**Given exercise**
Copy all lines below containing "with".

**Data for processing**
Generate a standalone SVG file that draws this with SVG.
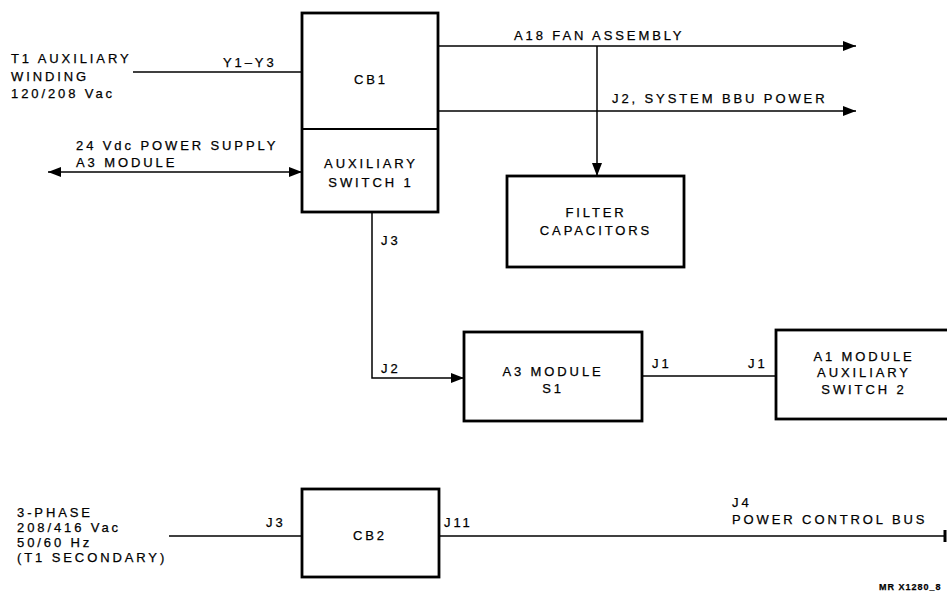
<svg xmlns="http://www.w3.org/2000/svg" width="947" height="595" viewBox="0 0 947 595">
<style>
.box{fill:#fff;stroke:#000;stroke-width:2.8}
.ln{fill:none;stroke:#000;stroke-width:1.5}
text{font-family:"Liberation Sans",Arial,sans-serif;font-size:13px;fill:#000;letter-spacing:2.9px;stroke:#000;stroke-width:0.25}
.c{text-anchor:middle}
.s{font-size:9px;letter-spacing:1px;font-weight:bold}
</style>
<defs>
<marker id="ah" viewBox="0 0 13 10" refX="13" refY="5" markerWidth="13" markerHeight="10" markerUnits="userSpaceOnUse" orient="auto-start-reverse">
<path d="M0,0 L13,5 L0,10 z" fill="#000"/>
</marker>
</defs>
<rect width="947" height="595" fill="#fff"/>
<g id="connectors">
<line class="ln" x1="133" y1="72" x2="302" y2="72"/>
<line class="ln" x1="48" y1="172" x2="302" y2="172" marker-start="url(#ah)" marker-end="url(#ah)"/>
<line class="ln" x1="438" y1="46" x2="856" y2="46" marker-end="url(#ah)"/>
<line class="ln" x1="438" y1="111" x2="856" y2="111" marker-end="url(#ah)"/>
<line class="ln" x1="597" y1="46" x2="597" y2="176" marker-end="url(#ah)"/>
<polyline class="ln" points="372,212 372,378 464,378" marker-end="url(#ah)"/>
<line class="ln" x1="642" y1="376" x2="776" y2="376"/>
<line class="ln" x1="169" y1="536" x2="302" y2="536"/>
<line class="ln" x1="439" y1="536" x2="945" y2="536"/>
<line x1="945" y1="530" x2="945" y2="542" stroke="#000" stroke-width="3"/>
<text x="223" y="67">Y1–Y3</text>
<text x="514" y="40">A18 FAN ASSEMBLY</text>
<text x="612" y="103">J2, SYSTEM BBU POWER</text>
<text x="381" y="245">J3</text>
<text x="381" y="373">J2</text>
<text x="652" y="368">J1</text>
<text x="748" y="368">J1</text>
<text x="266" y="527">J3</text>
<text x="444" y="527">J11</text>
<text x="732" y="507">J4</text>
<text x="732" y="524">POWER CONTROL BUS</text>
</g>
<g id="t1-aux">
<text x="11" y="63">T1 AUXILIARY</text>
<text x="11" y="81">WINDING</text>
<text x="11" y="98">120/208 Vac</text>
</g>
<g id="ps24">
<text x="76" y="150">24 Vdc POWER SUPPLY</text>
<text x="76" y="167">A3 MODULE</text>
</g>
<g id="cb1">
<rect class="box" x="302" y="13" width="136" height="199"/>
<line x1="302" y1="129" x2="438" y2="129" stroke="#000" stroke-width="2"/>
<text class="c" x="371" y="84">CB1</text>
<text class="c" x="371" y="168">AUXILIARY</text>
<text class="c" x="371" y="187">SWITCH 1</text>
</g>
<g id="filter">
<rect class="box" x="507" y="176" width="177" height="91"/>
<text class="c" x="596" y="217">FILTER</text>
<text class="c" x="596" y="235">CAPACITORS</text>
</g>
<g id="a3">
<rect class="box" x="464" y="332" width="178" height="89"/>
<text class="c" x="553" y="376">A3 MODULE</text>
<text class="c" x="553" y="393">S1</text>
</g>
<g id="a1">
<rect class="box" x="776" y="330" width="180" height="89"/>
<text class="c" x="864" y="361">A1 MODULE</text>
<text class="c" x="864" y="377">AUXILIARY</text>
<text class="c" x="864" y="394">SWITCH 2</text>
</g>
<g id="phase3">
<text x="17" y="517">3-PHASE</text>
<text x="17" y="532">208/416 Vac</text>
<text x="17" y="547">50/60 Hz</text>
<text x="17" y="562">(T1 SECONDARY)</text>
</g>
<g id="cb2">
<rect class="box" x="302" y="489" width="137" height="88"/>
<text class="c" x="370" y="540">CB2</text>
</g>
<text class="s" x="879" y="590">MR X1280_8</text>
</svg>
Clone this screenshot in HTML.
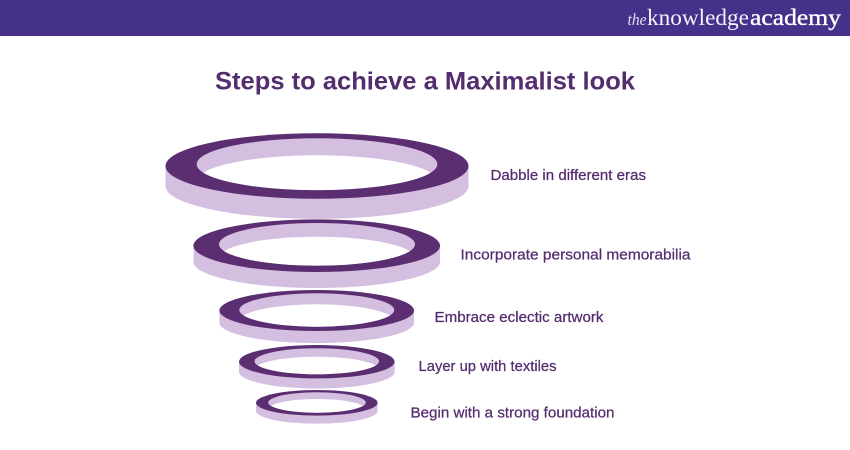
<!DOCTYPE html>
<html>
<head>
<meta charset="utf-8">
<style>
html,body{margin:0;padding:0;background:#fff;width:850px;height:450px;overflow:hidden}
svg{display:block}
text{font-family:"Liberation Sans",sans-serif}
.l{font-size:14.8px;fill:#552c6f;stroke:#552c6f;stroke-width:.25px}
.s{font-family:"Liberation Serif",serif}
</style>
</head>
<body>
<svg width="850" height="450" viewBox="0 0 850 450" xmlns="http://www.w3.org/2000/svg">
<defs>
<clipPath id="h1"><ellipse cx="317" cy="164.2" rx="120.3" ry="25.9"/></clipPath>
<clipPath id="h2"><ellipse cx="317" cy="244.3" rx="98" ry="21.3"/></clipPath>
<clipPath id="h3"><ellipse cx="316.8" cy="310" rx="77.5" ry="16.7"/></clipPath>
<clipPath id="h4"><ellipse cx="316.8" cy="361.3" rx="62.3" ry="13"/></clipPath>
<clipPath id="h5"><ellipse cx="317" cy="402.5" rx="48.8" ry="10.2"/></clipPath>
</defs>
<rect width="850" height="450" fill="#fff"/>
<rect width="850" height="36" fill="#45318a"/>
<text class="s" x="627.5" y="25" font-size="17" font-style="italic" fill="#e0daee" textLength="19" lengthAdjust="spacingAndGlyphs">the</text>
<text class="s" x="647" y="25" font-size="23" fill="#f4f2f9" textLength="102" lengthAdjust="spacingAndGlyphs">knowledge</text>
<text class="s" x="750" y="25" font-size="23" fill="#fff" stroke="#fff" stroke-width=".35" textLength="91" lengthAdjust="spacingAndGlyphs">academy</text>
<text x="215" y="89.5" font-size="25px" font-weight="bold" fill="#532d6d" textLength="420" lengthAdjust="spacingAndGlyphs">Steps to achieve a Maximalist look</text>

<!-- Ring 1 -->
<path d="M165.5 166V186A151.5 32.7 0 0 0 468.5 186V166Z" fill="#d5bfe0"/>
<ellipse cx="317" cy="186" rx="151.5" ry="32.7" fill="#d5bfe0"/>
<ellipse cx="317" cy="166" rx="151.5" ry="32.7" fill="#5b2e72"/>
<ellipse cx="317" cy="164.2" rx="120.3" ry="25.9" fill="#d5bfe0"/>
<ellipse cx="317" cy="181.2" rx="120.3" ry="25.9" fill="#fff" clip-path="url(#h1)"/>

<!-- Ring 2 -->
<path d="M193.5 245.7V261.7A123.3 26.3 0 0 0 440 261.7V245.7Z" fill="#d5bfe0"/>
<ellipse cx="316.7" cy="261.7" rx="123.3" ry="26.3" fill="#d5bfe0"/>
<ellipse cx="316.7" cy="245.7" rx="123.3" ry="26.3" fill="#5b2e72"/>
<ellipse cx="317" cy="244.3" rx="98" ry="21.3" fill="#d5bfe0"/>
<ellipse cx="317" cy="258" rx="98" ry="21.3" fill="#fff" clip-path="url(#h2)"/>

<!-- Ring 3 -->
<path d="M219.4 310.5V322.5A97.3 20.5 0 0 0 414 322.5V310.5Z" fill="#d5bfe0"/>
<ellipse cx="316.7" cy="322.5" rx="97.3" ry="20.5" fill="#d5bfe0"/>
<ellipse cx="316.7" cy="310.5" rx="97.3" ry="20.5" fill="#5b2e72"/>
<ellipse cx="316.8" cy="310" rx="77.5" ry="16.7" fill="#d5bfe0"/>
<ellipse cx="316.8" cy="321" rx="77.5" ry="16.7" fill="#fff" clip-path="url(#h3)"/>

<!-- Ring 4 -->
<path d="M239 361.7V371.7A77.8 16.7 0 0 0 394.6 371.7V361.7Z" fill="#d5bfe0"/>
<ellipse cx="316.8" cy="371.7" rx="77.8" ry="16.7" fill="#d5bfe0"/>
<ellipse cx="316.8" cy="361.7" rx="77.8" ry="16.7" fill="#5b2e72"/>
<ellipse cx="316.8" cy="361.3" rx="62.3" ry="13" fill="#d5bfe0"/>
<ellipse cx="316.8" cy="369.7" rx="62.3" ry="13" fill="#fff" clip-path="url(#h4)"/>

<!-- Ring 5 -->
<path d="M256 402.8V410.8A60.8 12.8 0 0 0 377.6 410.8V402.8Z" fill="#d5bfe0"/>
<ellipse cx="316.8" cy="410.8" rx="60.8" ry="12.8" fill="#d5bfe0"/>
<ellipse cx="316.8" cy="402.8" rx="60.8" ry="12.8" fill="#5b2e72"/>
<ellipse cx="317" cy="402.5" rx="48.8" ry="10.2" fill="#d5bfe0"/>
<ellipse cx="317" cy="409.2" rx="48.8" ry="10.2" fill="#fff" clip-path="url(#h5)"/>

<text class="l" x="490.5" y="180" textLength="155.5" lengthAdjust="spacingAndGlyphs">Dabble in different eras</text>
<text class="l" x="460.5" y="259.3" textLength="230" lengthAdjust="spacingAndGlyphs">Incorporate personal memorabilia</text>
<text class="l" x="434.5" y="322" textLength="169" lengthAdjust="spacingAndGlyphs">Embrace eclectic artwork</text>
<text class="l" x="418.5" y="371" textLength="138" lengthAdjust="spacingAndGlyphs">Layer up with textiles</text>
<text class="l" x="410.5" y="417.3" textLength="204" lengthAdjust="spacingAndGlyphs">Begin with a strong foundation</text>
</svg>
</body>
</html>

**Response to the exercise**
Generate a standalone SVG file that draws this with SVG.
<text class="l" x="418.5" y="371" textLength="138" lengthAdjust="spacingAndGlyphs">Layer up with textiles</text>
<text class="l" x="410.5" y="417.3" textLength="204" lengthAdjust="spacingAndGlyphs">Begin with a strong foundation</text>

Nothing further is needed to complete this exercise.